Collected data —

--- BEGIN ---

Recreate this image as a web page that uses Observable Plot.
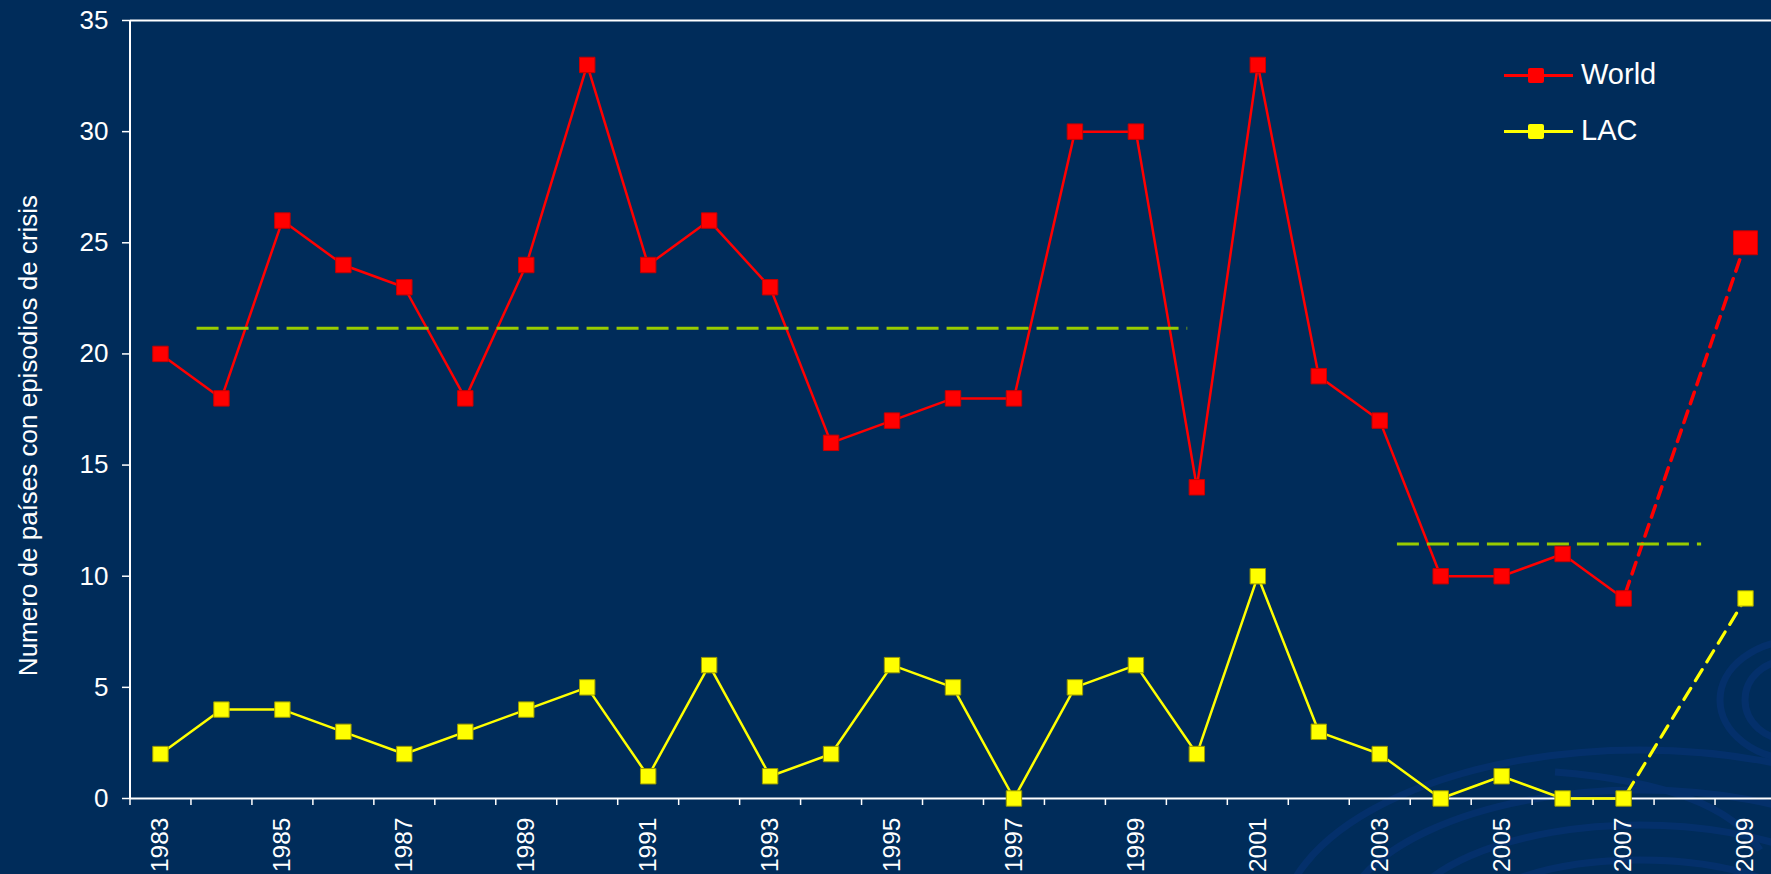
<!DOCTYPE html>
<html>
<head>
<meta charset="utf-8">
<script src="https://cdn.jsdelivr.net/npm/d3@7"></script>
<script src="https://cdn.jsdelivr.net/npm/@observablehq/plot@0.6"></script>
<style>
  html, body { margin: 0; padding: 0; background: #002C5A; }
  #chart { position: relative; width: 1771px; height: 874px; overflow: hidden; background: #002C5A; font-family: "Liberation Sans", Arial, sans-serif; }
  #deco { position: absolute; left: 0; top: 0; }
  .leg { position: absolute; left: 1504px; width: 260px; height: 30px; }
  .leg .ln { position: absolute; left: 0; width: 69px; height: 3px; top: 13px; }
  .leg .sq { position: absolute; left: 24px; width: 16px; height: 15px; top: 7px; border-radius: 2px; }
  .leg .tx { position: absolute; left: 77px; top: -4px; font-size: 29px; color: white; line-height: 34px; }
</style>
</head>
<body>
<div id="chart">
  <svg id="deco" width="1771" height="874" fill="none">
    <g stroke="#08357A" stroke-width="7" opacity="0.55">
      <ellipse cx="1640" cy="930" rx="180" ry="70"/>
      <ellipse cx="1640" cy="930" rx="240" ry="105"/>
      <ellipse cx="1640" cy="930" rx="300" ry="140"/>
      <ellipse cx="1640" cy="930" rx="360" ry="180"/>
      <path d="M1555 772 Q1720 785 1760 850"/>
      <ellipse cx="1790" cy="700" rx="45" ry="40"/>
      <ellipse cx="1800" cy="700" rx="80" ry="60"/>
    </g>
  </svg>
</div>
<script>
// ---- data ----
const years = [1983,1984,1985,1986,1987,1988,1989,1990,1991,1992,1993,1994,1995,1996,1997,1998,1999,2000,2001,2002,2003,2004,2005,2006,2007];
const world = [20,18,26,24,23,18,24,33,24,26,23,16,17,18,18,30,30,14,33,19,17,10,10,11,9];
const lac   = [2,4,4,3,2,3,4,5,1,6,1,2,6,5,0,5,6,2,10,3,2,0,1,0,0];
const projYears = [2007, 2009];
const worldProj = [9, 25];
const lacProj = [0, 9];
const avgFrom = [1983.6, 2003.29];
const avgTo = [1999.85, 2008.28];
const avgValue = [21.15, 11.45];
const yTicks = [0, 5, 10, 15, 20, 25, 30, 35];
const xTickLabels = [1983,1985,1987,1989,1991,1993,1995,1997,1999,2001,2003,2005,2007,2009];
const yLabel = "Numero de países con episodios de crisis";
const seriesNames = ["World", "LAC"];
const seriesColors = ["#FF0000", "#FFFF00"];

// ---- tables ----
const worldRows = years.map((year, i) => ({year, value: world[i]}));
const lacRows = years.map((year, i) => ({year, value: lac[i]}));
const worldProjRows = projYears.map((year, i) => ({year, value: worldProj[i]}));
const lacProjRows = projYears.map((year, i) => ({year, value: lacProj[i]}));
const avgRows = avgValue.map((value, i) => ({from: avgFrom[i], to: avgTo[i], value}));
const boundaries = d3.range(years[0] - 0.5, projYears[1] + 1, 1);

const chart = Plot.plot({
  width: 1771,
  height: 874,
  marginLeft: 130,
  marginRight: 0,
  marginTop: 20,
  marginBottom: 76,
  style: {background: "transparent", color: "white", fontFamily: "'Liberation Sans', Arial, sans-serif", overflow: "visible"},
  x: {domain: [1982.5, 2009.5], range: [129.5, 1775.5], axis: null},
  y: {domain: [0, 35], axis: null},
  marks: [
    // frame
    Plot.ruleY([0], {stroke: "white", strokeWidth: 2}),
    Plot.ruleY([35], {stroke: "white", strokeWidth: 2}),
    Plot.ruleX([1982.5], {stroke: "white", strokeWidth: 2}),
    // y axis
    Plot.axisY(yTicks, {tickSize: 8, tickPadding: 14, fontSize: 26, stroke: "white", fill: "white", strokeWidth: 1.5, label: null}),
    // x axis ticks at band boundaries
    Plot.axisX(boundaries, {tickSize: 7, tickFormat: () => "", stroke: "white", strokeWidth: 1.5, label: null}),
    // x axis labels
    Plot.axisX(xTickLabels, {tickSize: 0, tickPadding: 19, tickRotate: -90, fontSize: 24.5, fill: "white", tickFormat: d => String(d), label: null}),
    // y label
    Plot.text([yLabel], {frameAnchor: "left", textAnchor: "middle", rotate: -90, dx: -102, dy: 26, fontSize: 26, fill: "white", text: d => d}),
    // series lines
    Plot.line(worldRows, {x: "year", y: "value", stroke: seriesColors[0], strokeWidth: 2.5}),
    Plot.line(lacRows, {x: "year", y: "value", stroke: seriesColors[1], strokeWidth: 2.5}),
    Plot.line(worldProjRows, {x: "year", y: "value", stroke: seriesColors[0], strokeWidth: 3.5, strokeDasharray: "12,8", strokeDashoffset: -6}),
    Plot.line(lacProjRows, {x: "year", y: "value", stroke: seriesColors[1], strokeWidth: 3.2, strokeDasharray: "13,9", strokeDashoffset: -6}),
    // average lines
    Plot.ruleY(avgRows, {x1: "from", x2: "to", y: "value", stroke: "#99CC00", strokeWidth: 3, strokeDasharray: "22,8"}),
    // markers
    Plot.dot(worldRows, {x: "year", y: "value", symbol: "square", r: 8.7, fill: seriesColors[0], stroke: "#C80000", strokeWidth: 1}),
    Plot.dot(lacRows, {x: "year", y: "value", symbol: "square", r: 8.7, fill: seriesColors[1], stroke: "#9A9A00", strokeWidth: 1}),
    Plot.dot(worldProjRows.slice(1), {x: "year", y: "value", symbol: "square", r: 13.5, fill: seriesColors[0], stroke: "#C80000", strokeWidth: 1}),
    Plot.dot(lacProjRows.slice(1), {x: "year", y: "value", symbol: "square", r: 8.7, fill: seriesColors[1], stroke: "#9A9A00", strokeWidth: 1})
  ]
});
const container = document.getElementById("chart");
chart.style.position = "absolute";
chart.style.left = "0px";
chart.style.top = "0px";
container.appendChild(chart);

// legend
const legTops = [61, 117];
seriesNames.forEach((name, i) => {
  const item = document.createElement("div");
  item.className = "leg";
  item.style.top = legTops[i] + "px";
  item.innerHTML = `<div class="ln" style="background:${seriesColors[i]}"></div><div class="sq" style="background:${seriesColors[i]}"></div><div class="tx">${name}</div>`;
  container.appendChild(item);
});
</script>
</body>
</html>
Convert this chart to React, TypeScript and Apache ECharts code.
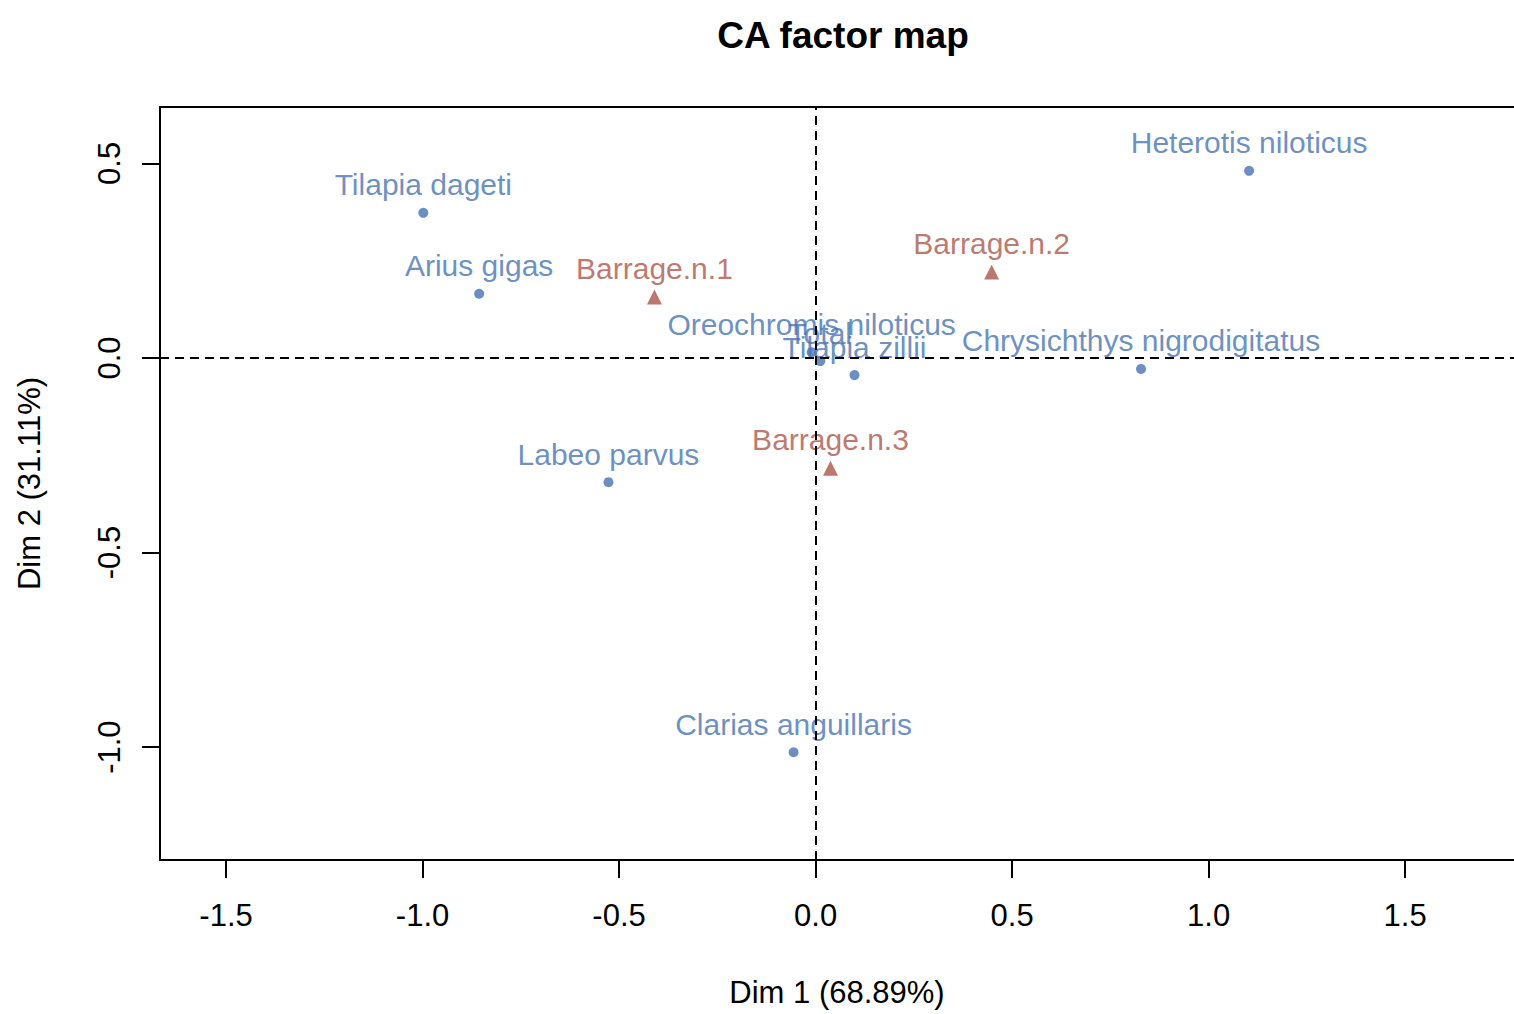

--- END ---

Aim of the task —
Leaving out the pictures, repeat the data above exactly.

Solution to this exercise —
Recreate this image as a web page that uses Observable Plot.
<!DOCTYPE html>
<html>
<head>
<meta charset="utf-8">
<script src="https://cdn.jsdelivr.net/npm/d3@7"></script>
<script src="https://cdn.jsdelivr.net/npm/@observablehq/plot@0.6"></script>
<style>
  html, body { margin: 0; padding: 0; background: #002C5A; }
  #chart { position: relative; width: 1771px; height: 874px; overflow: hidden; background: #002C5A; font-family: "Liberation Sans", Arial, sans-serif; }
  #deco { position: absolute; left: 0; top: 0; }
  .leg { position: absolute; left: 1504px; width: 260px; height: 30px; }
  .leg .ln { position: absolute; left: 0; width: 69px; height: 3px; top: 13px; }
  .leg .sq { position: absolute; left: 24px; width: 16px; height: 15px; top: 7px; border-radius: 2px; }
  .leg .tx { position: absolute; left: 77px; top: -4px; font-size: 29px; color: white; line-height: 34px; }
</style>
</head>
<body>
<div id="chart">
  <svg id="deco" width="1771" height="874" fill="none">
    <g stroke="#08357A" stroke-width="7" opacity="0.55">
      <ellipse cx="1640" cy="930" rx="180" ry="70"/>
      <ellipse cx="1640" cy="930" rx="240" ry="105"/>
      <ellipse cx="1640" cy="930" rx="300" ry="140"/>
      <ellipse cx="1640" cy="930" rx="360" ry="180"/>
      <path d="M1555 772 Q1720 785 1760 850"/>
      <ellipse cx="1790" cy="700" rx="45" ry="40"/>
      <ellipse cx="1800" cy="700" rx="80" ry="60"/>
    </g>
  </svg>
</div>
<script>
// ---- data ----
const years = [1983,1984,1985,1986,1987,1988,1989,1990,1991,1992,1993,1994,1995,1996,1997,1998,1999,2000,2001,2002,2003,2004,2005,2006,2007];
const world = [20,18,26,24,23,18,24,33,24,26,23,16,17,18,18,30,30,14,33,19,17,10,10,11,9];
const lac   = [2,4,4,3,2,3,4,5,1,6,1,2,6,5,0,5,6,2,10,3,2,0,1,0,0];
const projYears = [2007, 2009];
const worldProj = [9, 25];
const lacProj = [0, 9];
const avgFrom = [1983.6, 2003.29];
const avgTo = [1999.85, 2008.28];
const avgValue = [21.15, 11.45];
const yTicks = [0, 5, 10, 15, 20, 25, 30, 35];
const xTickLabels = [1983,1985,1987,1989,1991,1993,1995,1997,1999,2001,2003,2005,2007,2009];
const yLabel = "Numero de países con episodios de crisis";
const seriesNames = ["World", "LAC"];
const seriesColors = ["#FF0000", "#FFFF00"];

// ---- tables ----
const worldRows = years.map((year, i) => ({year, value: world[i]}));
const lacRows = years.map((year, i) => ({year, value: lac[i]}));
const worldProjRows = projYears.map((year, i) => ({year, value: worldProj[i]}));
const lacProjRows = projYears.map((year, i) => ({year, value: lacProj[i]}));
const avgRows = avgValue.map((value, i) => ({from: avgFrom[i], to: avgTo[i], value}));
const boundaries = d3.range(years[0] - 0.5, projYears[1] + 1, 1);

const chart = Plot.plot({
  width: 1771,
  height: 874,
  marginLeft: 130,
  marginRight: 0,
  marginTop: 20,
  marginBottom: 76,
  style: {background: "transparent", color: "white", fontFamily: "'Liberation Sans', Arial, sans-serif", overflow: "visible"},
  x: {domain: [1982.5, 2009.5], range: [129.5, 1775.5], axis: null},
  y: {domain: [0, 35], axis: null},
  marks: [
    // frame
    Plot.ruleY([0], {stroke: "white", strokeWidth: 2}),
    Plot.ruleY([35], {stroke: "white", strokeWidth: 2}),
    Plot.ruleX([1982.5], {stroke: "white", strokeWidth: 2}),
    // y axis
    Plot.axisY(yTicks, {tickSize: 8, tickPadding: 14, fontSize: 26, stroke: "white", fill: "white", strokeWidth: 1.5, label: null}),
    // x axis ticks at band boundaries
    Plot.axisX(boundaries, {tickSize: 7, tickFormat: () => "", stroke: "white", strokeWidth: 1.5, label: null}),
    // x axis labels
    Plot.axisX(xTickLabels, {tickSize: 0, tickPadding: 19, tickRotate: -90, fontSize: 24.5, fill: "white", tickFormat: d => String(d), label: null}),
    // y label
    Plot.text([yLabel], {frameAnchor: "left", textAnchor: "middle", rotate: -90, dx: -102, dy: 26, fontSize: 26, fill: "white", text: d => d}),
    // series lines
    Plot.line(worldRows, {x: "year", y: "value", stroke: seriesColors[0], strokeWidth: 2.5}),
    Plot.line(lacRows, {x: "year", y: "value", stroke: seriesColors[1], strokeWidth: 2.5}),
    Plot.line(worldProjRows, {x: "year", y: "value", stroke: seriesColors[0], strokeWidth: 3.5, strokeDasharray: "12,8", strokeDashoffset: -6}),
    Plot.line(lacProjRows, {x: "year", y: "value", stroke: seriesColors[1], strokeWidth: 3.2, strokeDasharray: "13,9", strokeDashoffset: -6}),
    // average lines
    Plot.ruleY(avgRows, {x1: "from", x2: "to", y: "value", stroke: "#99CC00", strokeWidth: 3, strokeDasharray: "22,8"}),
    // markers
    Plot.dot(worldRows, {x: "year", y: "value", symbol: "square", r: 8.7, fill: seriesColors[0], stroke: "#C80000", strokeWidth: 1}),
    Plot.dot(lacRows, {x: "year", y: "value", symbol: "square", r: 8.7, fill: seriesColors[1], stroke: "#9A9A00", strokeWidth: 1}),
    Plot.dot(worldProjRows.slice(1), {x: "year", y: "value", symbol: "square", r: 13.5, fill: seriesColors[0], stroke: "#C80000", strokeWidth: 1}),
    Plot.dot(lacProjRows.slice(1), {x: "year", y: "value", symbol: "square", r: 8.7, fill: seriesColors[1], stroke: "#9A9A00", strokeWidth: 1})
  ]
});
const container = document.getElementById("chart");
chart.style.position = "absolute";
chart.style.left = "0px";
chart.style.top = "0px";
container.appendChild(chart);

// legend
const legTops = [61, 117];
seriesNames.forEach((name, i) => {
  const item = document.createElement("div");
  item.className = "leg";
  item.style.top = legTops[i] + "px";
  item.innerHTML = `<div class="ln" style="background:${seriesColors[i]}"></div><div class="sq" style="background:${seriesColors[i]}"></div><div class="tx">${name}</div>`;
  container.appendChild(item);
});
</script>
</body>
</html>
Convert this chart to React, TypeScript and Apache ECharts code.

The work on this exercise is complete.